Here are the student responses in their own words:
- Students identified three ways that grades are curved:
- Instructors provide a fixed threshold and then curve up depending on performance of students in the class.
- Instructors curve up an exam, again depending on performance of students in the class.
- Instructors set an overall hard and fast curve for the entire course, number of A’’s awarded, number of B’s awarded etc, from the very start of the course without knowing anything about the combination of students in the class. This causes unhealthy competition between students rather than encouraging collaborative learning and according to students should be banned.
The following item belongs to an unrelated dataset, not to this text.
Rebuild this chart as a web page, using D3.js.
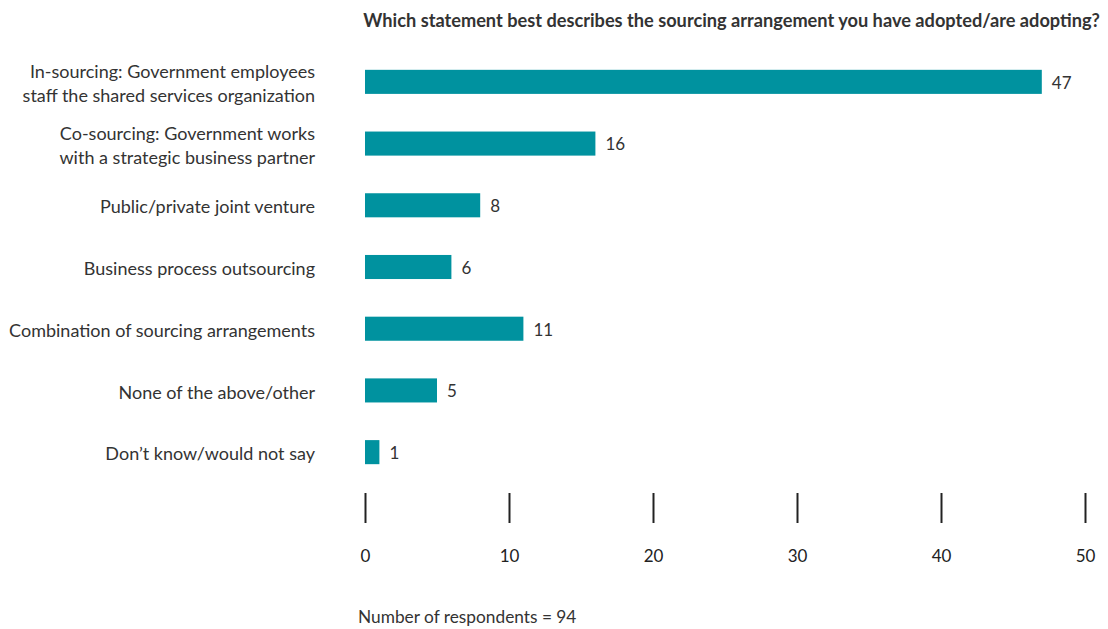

- Student attitudes about curved courses:
- The final adjustment or curve often doesn’t go in until the end of the semester, so students can’t know/follow what grade they may actually earning in a course. (Also can’t decide whether or not to drop the class.) Students spoke of earning 40’s on exams, that then became a B grade by the end of the course.
- It is difficult to monitor your grade when taking a course for pass/fail if the course is curved as well.
- Students are less inclined to learn the material when a course is curved, it becomes about competing with others rather than working in partnership to learn the material. Some students will even refuse to help each other learn in curved classes.
- Averages are often lower in curved classes than non-curved classes, often because exams do not match content covered in class or homework.
- Curves impact motivation. Students are more motivated in courses where they know what they need to accomplish to earn a specific grade, and know that they can control earning that grade, rather than in classes where their grade depends on the performance of other students in the class.
- Student attitudes about curved exams, in general:
- Seem harder than other exams
- Don’t seem to reflect what you know or what you covered in class
- Students learn quickly that exams that are ‘curved’ usually need to be curved for a reason, and knowing that, in the words of one student, makes them terrified of taking that exam.
- General exam tips from the student perspective:
- Instructors should test on knowledge students should already have at exam time, not test on how far the student might be able to stretch that knowledge.
- Especially for the first exam in a class, the student already doesn’t know what to expect so setting the difficulty beyond the experience of the student adds to the anxiety of taking the exam and performance in the course.
- Questions in online quizzes are related to topics covered in course, but often do not give the student the chance to practice the types of questions that will be on the exam. Online assignments and exam questions should be more closely aligned.